Cameron Crowe is a terrific filmmaker and a great rock ‘n’ roll journalist.
Those skills come together in Pearl Jam Twenty, a flawed but enlightening chronicle of one of the 1990s most enduring bands. The film premiered Friday night on KET as part of PBS’ Fall Arts Festival and has another showing at 8 p.m. Weds., Oct. 26, on KET2 and then a couple late-night DVR-special showings in December.
This is by no means an objective view of the band.
The film opens with Crowe moving to Seattle and befriending guitarist Stone Gossard and bassist Jeff Ament. That put him in a position to document the very early roots of the band in another act Ament and Gossard thought would be their ticket to success: Mother Love Bone.
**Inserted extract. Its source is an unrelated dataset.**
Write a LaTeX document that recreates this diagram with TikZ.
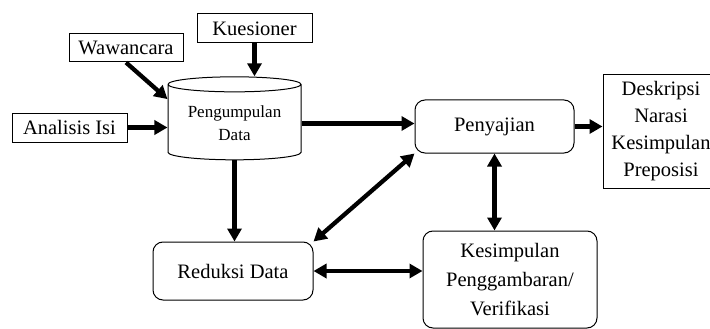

The minute we see charismatic frontman Andrew Wood, who seems to have a bit of an alt-David Lee Roth vibe, we know his story will not end well.
Soon after his death from a heroin overdose, Ament and Gossard meet singer Eddie Vedder, and the Pearl Jam success story quickly takes off, and then bumps along for nearly a decade.
Pearl Jam Twenty is at its best taking us back to the emergence of the 1990s grunge movement led by Pearl Jam and Nirvana and giving viewers insight into some of its music and formative moments, like the night Vedder witnessed concert security personnel’s rough handling of an audience member and how it brought him out of his shell. That sets the tone for the band’s enduring rebellious posture including its opposition to Ticketmaster and shunning of the media.